◆ EXTRACTED DATA ◆
★ ★ ★

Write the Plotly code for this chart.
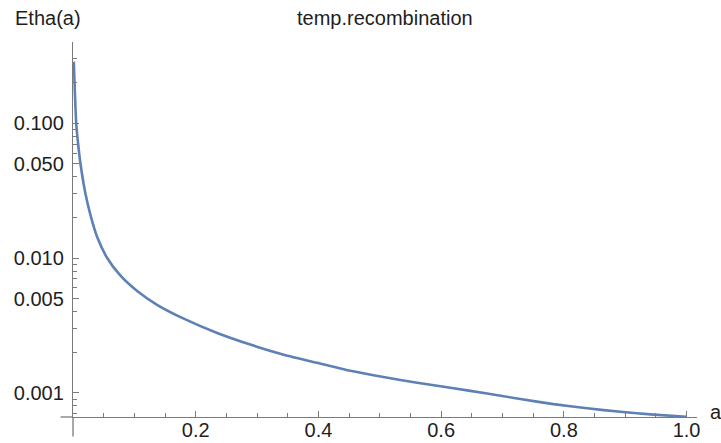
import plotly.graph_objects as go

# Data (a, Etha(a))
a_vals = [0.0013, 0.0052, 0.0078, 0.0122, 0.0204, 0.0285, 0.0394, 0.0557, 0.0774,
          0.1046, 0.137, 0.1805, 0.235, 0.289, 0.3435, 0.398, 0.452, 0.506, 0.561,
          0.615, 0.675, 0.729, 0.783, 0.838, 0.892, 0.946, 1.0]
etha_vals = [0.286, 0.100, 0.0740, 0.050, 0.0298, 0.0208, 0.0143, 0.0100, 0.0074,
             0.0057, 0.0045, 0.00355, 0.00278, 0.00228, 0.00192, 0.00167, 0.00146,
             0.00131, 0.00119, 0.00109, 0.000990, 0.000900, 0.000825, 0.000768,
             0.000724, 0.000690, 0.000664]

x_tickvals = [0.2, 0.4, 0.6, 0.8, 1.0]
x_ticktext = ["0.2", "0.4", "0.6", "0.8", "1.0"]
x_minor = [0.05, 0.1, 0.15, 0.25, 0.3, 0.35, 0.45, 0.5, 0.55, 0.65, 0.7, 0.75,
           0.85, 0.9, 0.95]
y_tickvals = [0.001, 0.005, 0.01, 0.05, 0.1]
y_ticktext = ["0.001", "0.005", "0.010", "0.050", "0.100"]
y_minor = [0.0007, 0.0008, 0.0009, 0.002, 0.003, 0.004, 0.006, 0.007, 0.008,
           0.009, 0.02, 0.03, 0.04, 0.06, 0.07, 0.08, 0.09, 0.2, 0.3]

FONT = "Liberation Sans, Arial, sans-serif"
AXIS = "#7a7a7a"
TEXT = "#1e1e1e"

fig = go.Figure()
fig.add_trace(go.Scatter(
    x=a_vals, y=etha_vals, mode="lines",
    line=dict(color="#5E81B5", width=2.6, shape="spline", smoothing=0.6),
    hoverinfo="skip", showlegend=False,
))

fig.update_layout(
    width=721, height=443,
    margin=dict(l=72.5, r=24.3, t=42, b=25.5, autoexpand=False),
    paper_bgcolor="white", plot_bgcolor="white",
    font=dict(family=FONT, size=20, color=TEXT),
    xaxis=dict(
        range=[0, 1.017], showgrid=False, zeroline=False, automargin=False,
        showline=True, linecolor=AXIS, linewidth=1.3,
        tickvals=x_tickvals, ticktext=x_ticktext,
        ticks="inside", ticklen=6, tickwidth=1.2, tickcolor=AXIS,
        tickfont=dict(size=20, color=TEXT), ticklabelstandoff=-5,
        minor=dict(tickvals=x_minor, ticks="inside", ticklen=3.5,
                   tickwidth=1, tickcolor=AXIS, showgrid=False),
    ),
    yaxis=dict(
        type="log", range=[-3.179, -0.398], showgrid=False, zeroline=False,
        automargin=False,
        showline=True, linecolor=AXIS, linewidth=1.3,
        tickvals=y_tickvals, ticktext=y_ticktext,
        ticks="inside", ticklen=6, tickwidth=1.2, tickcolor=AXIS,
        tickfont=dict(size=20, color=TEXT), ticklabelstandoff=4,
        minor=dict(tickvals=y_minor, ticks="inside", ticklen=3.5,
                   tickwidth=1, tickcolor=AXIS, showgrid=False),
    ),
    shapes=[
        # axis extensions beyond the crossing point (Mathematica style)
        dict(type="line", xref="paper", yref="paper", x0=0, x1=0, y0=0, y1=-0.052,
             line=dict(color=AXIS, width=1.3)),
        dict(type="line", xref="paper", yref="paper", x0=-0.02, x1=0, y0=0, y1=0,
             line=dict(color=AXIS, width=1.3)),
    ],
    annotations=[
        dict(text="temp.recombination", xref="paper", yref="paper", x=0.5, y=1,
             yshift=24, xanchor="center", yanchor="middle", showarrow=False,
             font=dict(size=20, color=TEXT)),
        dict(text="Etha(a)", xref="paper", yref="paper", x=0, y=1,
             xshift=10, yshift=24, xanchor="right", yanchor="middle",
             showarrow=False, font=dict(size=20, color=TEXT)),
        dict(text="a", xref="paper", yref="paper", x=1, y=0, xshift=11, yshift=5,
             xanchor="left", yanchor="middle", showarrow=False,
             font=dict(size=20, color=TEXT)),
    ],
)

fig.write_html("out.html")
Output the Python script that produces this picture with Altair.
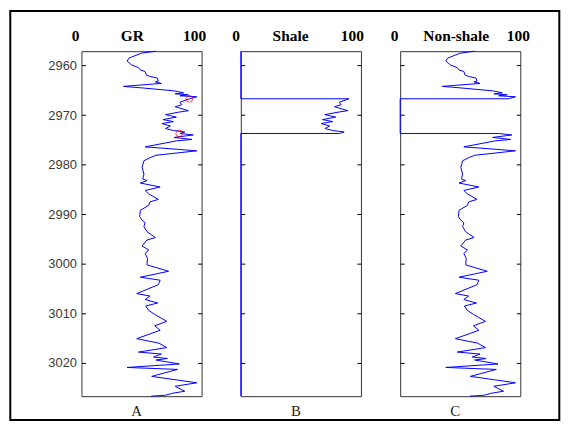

★ ★ ★

Output all of the data exactly as it stands, minus any images.

◆ SOLUTION TO THIS PROBLEM ◆
Write the Plotly code for this chart.
import plotly.graph_objects as go

# Data (a, Etha(a))
a_vals = [0.0013, 0.0052, 0.0078, 0.0122, 0.0204, 0.0285, 0.0394, 0.0557, 0.0774,
          0.1046, 0.137, 0.1805, 0.235, 0.289, 0.3435, 0.398, 0.452, 0.506, 0.561,
          0.615, 0.675, 0.729, 0.783, 0.838, 0.892, 0.946, 1.0]
etha_vals = [0.286, 0.100, 0.0740, 0.050, 0.0298, 0.0208, 0.0143, 0.0100, 0.0074,
             0.0057, 0.0045, 0.00355, 0.00278, 0.00228, 0.00192, 0.00167, 0.00146,
             0.00131, 0.00119, 0.00109, 0.000990, 0.000900, 0.000825, 0.000768,
             0.000724, 0.000690, 0.000664]

x_tickvals = [0.2, 0.4, 0.6, 0.8, 1.0]
x_ticktext = ["0.2", "0.4", "0.6", "0.8", "1.0"]
x_minor = [0.05, 0.1, 0.15, 0.25, 0.3, 0.35, 0.45, 0.5, 0.55, 0.65, 0.7, 0.75,
           0.85, 0.9, 0.95]
y_tickvals = [0.001, 0.005, 0.01, 0.05, 0.1]
y_ticktext = ["0.001", "0.005", "0.010", "0.050", "0.100"]
y_minor = [0.0007, 0.0008, 0.0009, 0.002, 0.003, 0.004, 0.006, 0.007, 0.008,
           0.009, 0.02, 0.03, 0.04, 0.06, 0.07, 0.08, 0.09, 0.2, 0.3]

FONT = "Liberation Sans, Arial, sans-serif"
AXIS = "#7a7a7a"
TEXT = "#1e1e1e"

fig = go.Figure()
fig.add_trace(go.Scatter(
    x=a_vals, y=etha_vals, mode="lines",
    line=dict(color="#5E81B5", width=2.6, shape="spline", smoothing=0.6),
    hoverinfo="skip", showlegend=False,
))

fig.update_layout(
    width=721, height=443,
    margin=dict(l=72.5, r=24.3, t=42, b=25.5, autoexpand=False),
    paper_bgcolor="white", plot_bgcolor="white",
    font=dict(family=FONT, size=20, color=TEXT),
    xaxis=dict(
        range=[0, 1.017], showgrid=False, zeroline=False, automargin=False,
        showline=True, linecolor=AXIS, linewidth=1.3,
        tickvals=x_tickvals, ticktext=x_ticktext,
        ticks="inside", ticklen=6, tickwidth=1.2, tickcolor=AXIS,
        tickfont=dict(size=20, color=TEXT), ticklabelstandoff=-5,
        minor=dict(tickvals=x_minor, ticks="inside", ticklen=3.5,
                   tickwidth=1, tickcolor=AXIS, showgrid=False),
    ),
    yaxis=dict(
        type="log", range=[-3.179, -0.398], showgrid=False, zeroline=False,
        automargin=False,
        showline=True, linecolor=AXIS, linewidth=1.3,
        tickvals=y_tickvals, ticktext=y_ticktext,
        ticks="inside", ticklen=6, tickwidth=1.2, tickcolor=AXIS,
        tickfont=dict(size=20, color=TEXT), ticklabelstandoff=4,
        minor=dict(tickvals=y_minor, ticks="inside", ticklen=3.5,
                   tickwidth=1, tickcolor=AXIS, showgrid=False),
    ),
    shapes=[
        # axis extensions beyond the crossing point (Mathematica style)
        dict(type="line", xref="paper", yref="paper", x0=0, x1=0, y0=0, y1=-0.052,
             line=dict(color=AXIS, width=1.3)),
        dict(type="line", xref="paper", yref="paper", x0=-0.02, x1=0, y0=0, y1=0,
             line=dict(color=AXIS, width=1.3)),
    ],
    annotations=[
        dict(text="temp.recombination", xref="paper", yref="paper", x=0.5, y=1,
             yshift=24, xanchor="center", yanchor="middle", showarrow=False,
             font=dict(size=20, color=TEXT)),
        dict(text="Etha(a)", xref="paper", yref="paper", x=0, y=1,
             xshift=10, yshift=24, xanchor="right", yanchor="middle",
             showarrow=False, font=dict(size=20, color=TEXT)),
        dict(text="a", xref="paper", yref="paper", x=1, y=0, xshift=11, yshift=5,
             xanchor="left", yanchor="middle", showarrow=False,
             font=dict(size=20, color=TEXT)),
    ],
)

fig.write_html("out.html")
Output the Python script that produces this picture with Altair.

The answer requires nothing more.